Organizational Behavior Importance
Organizations are all around us. We are born in an organization, we live, work and most probably will die in an organization. Yet most of us do not understand how people function, behave and interact between each other within these organizations. We also do not understand if people shape an organization or an organization shapes people. In the beginning, people create an organization and shape its mission and culture and later more people join the organization. This new group of people adjust themselves within the existing organizational culture. Sometimes they also influence organizational culture by bringing new and unique skills to the organization. Sometimes they learn from each and at other times, external forces like competition, political and cultural changes compel them to learn new technical, communication or interpersonal skills.
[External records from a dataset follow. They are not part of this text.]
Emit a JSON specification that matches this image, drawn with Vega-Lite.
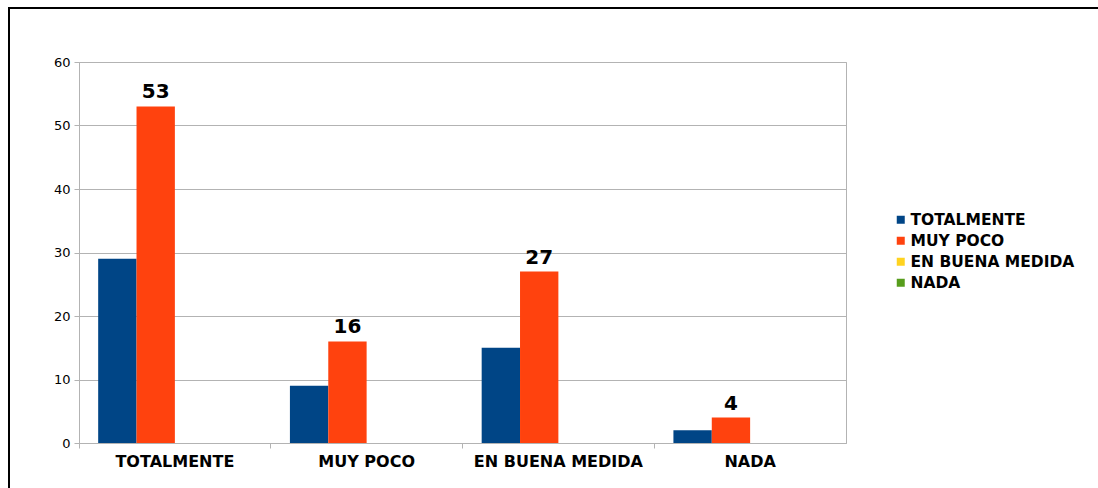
{
  "$schema": "https://vega.github.io/schema/vega-lite/v6.json",
  "width": 767,
  "height": 381,
  "autosize": "none",
  "padding": {"left": 79, "top": 62, "right": 252, "bottom": 45},
  "background": "white",
  "config": {
    "font": "DejaVu Sans",
    "view": {"stroke": "#b3b3b3", "strokeWidth": 1}
  },
  "data": {
    "values": [
      {"category": "TOTALMENTE", "series": "TOTALMENTE", "value": 29},
      {"category": "TOTALMENTE", "series": "MUY POCO", "value": 53},
      {"category": "TOTALMENTE", "series": "EN BUENA MEDIDA", "value": 0},
      {"category": "TOTALMENTE", "series": "NADA", "value": 0},
      {"category": "MUY POCO", "series": "TOTALMENTE", "value": 9},
      {"category": "MUY POCO", "series": "MUY POCO", "value": 16},
      {"category": "MUY POCO", "series": "EN BUENA MEDIDA", "value": 0},
      {"category": "MUY POCO", "series": "NADA", "value": 0},
      {"category": "EN BUENA MEDIDA", "series": "TOTALMENTE", "value": 15},
      {"category": "EN BUENA MEDIDA", "series": "MUY POCO", "value": 27},
      {"category": "EN BUENA MEDIDA", "series": "EN BUENA MEDIDA", "value": 0},
      {"category": "EN BUENA MEDIDA", "series": "NADA", "value": 0},
      {"category": "NADA", "series": "TOTALMENTE", "value": 2},
      {"category": "NADA", "series": "MUY POCO", "value": 4},
      {"category": "NADA", "series": "EN BUENA MEDIDA", "value": 0},
      {"category": "NADA", "series": "NADA", "value": 0}
    ]
  },
  "encoding": {
    "x": {
      "field": "category",
      "type": "nominal",
      "sort": ["TOTALMENTE", "MUY POCO", "EN BUENA MEDIDA", "NADA"],
      "scale": {"paddingInner": 0, "paddingOuter": 0},
      "title": null,
      "axis": {
        "labelAngle": 0,
        "labelFont": "DejaVu Sans",
        "labelFontSize": 16,
        "labelFontWeight": "bold",
        "labelColor": "black",
        "labelPadding": 5,
        "labelLimit": 300,
        "domainColor": "#b3b3b3",
        "ticks": true,
        "tickColor": "#b3b3b3",
        "tickSize": 5,
        "bandPosition": 0,
        "grid": false
      }
    },
    "xOffset": {
      "field": "series",
      "type": "nominal",
      "sort": ["TOTALMENTE", "MUY POCO", "EN BUENA MEDIDA", "NADA"],
      "scale": {"domain": ["TOTALMENTE", "MUY POCO", "EN BUENA MEDIDA", "NADA"], "paddingInner": 0, "paddingOuter": 0.5}
    },
    "y": {
      "field": "value",
      "type": "quantitative",
      "scale": {"domain": [0, 60], "nice": false},
      "title": null,
      "axis": {
        "values": [0, 10, 20, 30, 40, 50, 60],
        "labelFont": "DejaVu Sans",
        "labelFontSize": 13,
        "labelColor": "black",
        "labelPadding": 4,
        "domainColor": "#b3b3b3",
        "tickColor": "#b3b3b3",
        "tickSize": 5,
        "gridColor": "#b3b3b3",
        "grid": true
      }
    }
  },
  "layer": [
    {
      "mark": {"type": "bar"},
      "encoding": {
        "color": {
          "field": "series",
          "type": "nominal",
          "scale": {
            "domain": ["TOTALMENTE", "MUY POCO", "EN BUENA MEDIDA", "NADA"],
            "range": ["#004586", "#ff420e", "#ffd320", "#579d1c"]
          },
          "legend": {
            "orient": "none",
            "legendX": 814,
            "legendY": 150,
            "title": null,
            "symbolType": "square",
            "symbolSize": 64,
            "symbolStrokeWidth": 0,
            "labelFont": "DejaVu Sans",
            "labelFontSize": 15.5,
            "labelFontWeight": "bold",
            "labelColor": "black",
            "labelOffset": 2,
            "labelLimit": 300,
            "rowPadding": 4,
            "padding": 0
          }
        }
      }
    },
    {
      "transform": [{"filter": "datum.series === 'MUY POCO'"}],
      "mark": {"type": "text", "font": "DejaVu Sans", "fontSize": 20, "fontWeight": "bold", "color": "black", "baseline": "bottom", "dy": -4},
      "encoding": {
        "text": {"field": "value", "type": "quantitative"}
      }
    },
    {
      "mark": {"type": "point", "opacity": 0},
      "encoding": {
        "fill": {
          "field": "value",
          "type": "quantitative",
          "legend": {
            "orient": "none",
            "legendX": -70,
            "legendY": -54,
            "direction": "vertical",
            "gradientLength": 600,
            "gradientThickness": 1200,
            "gradientOpacity": 0,
            "gradientStrokeWidth": 0,
            "labelOpacity": 0,
            "labelExpr": "''",
            "title": null,
            "padding": 0,
            "strokeColor": "black",
            "encode": {"legend": {"update": {"strokeWidth": {"value": 2}}}}
          }
        }
      }
    }
  ]
}
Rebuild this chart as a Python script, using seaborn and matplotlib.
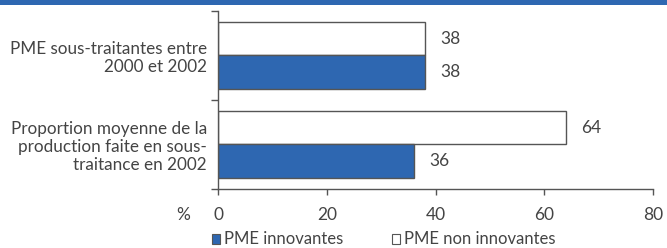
import pandas as pd
import matplotlib.pyplot as plt
import seaborn as sns
from matplotlib.patches import Rectangle

# data
categories = ["PME sous-traitantes entre\n2000 et 2002",
              "Proportion moyenne de la\nproduction faite en sous-\ntraitance en 2002"]
non_innovantes = [38, 64]
innovantes = [38, 36]
series = ["PME non innovantes", "PME innovantes"]
xticks = [0, 20, 40, 60, 80]

blue = "#2E67B1"
grey = "#444444"

df = pd.DataFrame({
    "cat": categories * 2,
    "val": non_innovantes + innovantes,
    "serie": [series[0]] * 2 + [series[1]] * 2,
})

sns.set_theme(style="white")
plt.rcParams['font.family'] = ['Lato', 'DejaVu Sans']
plt.rcParams['text.color'] = grey

fig = plt.figure(figsize=(6.67, 2.48), dpi=100)
ax = fig.add_axes([0.327, 0.238, 0.652, 0.718])

sns.barplot(data=df, y="cat", x="val", hue="serie", hue_order=series,
            palette={series[0]: "white", series[1]: blue}, saturation=1,
            orient="h", width=0.75, edgecolor="#555555", linewidth=1,
            legend=False, ax=ax)

# value labels
for cont in ax.containers:
    ax.bar_label(cont, padding=11, fontsize=12.5, color=grey)

ax.set_xlim(0, 80)
ax.set_ylim(1.5, -0.5)
ax.set_xticks(xticks)
ax.set_yticks([-0.5, 0.5, 1.5], minor=False)
ax.set_yticklabels([])
ax.set_yticks([0, 1], minor=True)
ax.set_yticklabels(categories, minor=True, fontsize=12.3, color=grey, linespacing=1.15)
ax.tick_params(axis="y", which="minor", length=0, pad=8)
ax.tick_params(axis="y", which="major", length=5, width=1, color="#555555", direction="out", left=True)
ax.tick_params(axis="x", length=4, width=1, color="#555555", direction="out", bottom=True,
               labelsize=12.5, labelcolor=grey, pad=9)
ax.set_xlabel("")
ax.set_ylabel("")
for s in ["top", "right"]:
    ax.spines[s].set_visible(False)
for s in ["left", "bottom"]:
    ax.spines[s].set_color("#555555")
    ax.spines[s].set_linewidth(1)

fig.text(183 / 667, 1 - 215 / 248, "%", ha="center", va="center", fontsize=12.5, color=grey)

# legend squares at the bottom
fig.patches.append(Rectangle((212 / 667, 1 - 244 / 248), 8 / 667, 10 / 248, transform=fig.transFigure,
                             facecolor=blue, edgecolor="#555555", linewidth=0.8))
fig.text(224 / 667, 1 - 239 / 248, "PME innovantes", ha="left", va="center", fontsize=12, color=grey)
fig.patches.append(Rectangle((392 / 667, 1 - 244 / 248), 8 / 667, 10 / 248, transform=fig.transFigure,
                             facecolor="white", edgecolor="#555555", linewidth=0.8))
fig.text(404 / 667, 1 - 239 / 248, "PME non innovantes", ha="left", va="center", fontsize=12, color=grey)

# blue band at the top
fig.patches.append(Rectangle((0, 1 - 5 / 248), 1, 5 / 248, transform=fig.transFigure,
                             facecolor=blue, edgecolor="none"))

fig.savefig("out.png", dpi=100)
All these internal and external factors help an organization and its people to evolve to cope with the ever-changing world. Until recently, managers paid little attention to Organizational Behavior or soft skill training. The industrial revolution created the need for hard (technical) skills. People worked in the production line and were not required to think or interact to each other. However, things have changed; instead of standing behind the production lines, they now sit in front of a computer and control a robot who works in the production line. Now, people need more technical skills, but they also need skills to communicate and work within a group. The great English poet Samuel Butler put it together more eloquently, "Any fool can paint a picture, but it takes a wise man to be able to sell it." If the "fool" is the metaphor for hard skill then the "wise man" would be the soft skill; but the soft skill of the wise man is useless without the hard skill of the fool; the harmonizing of both skills sells the picture. Therefore, the study of Organizational Behavior is not...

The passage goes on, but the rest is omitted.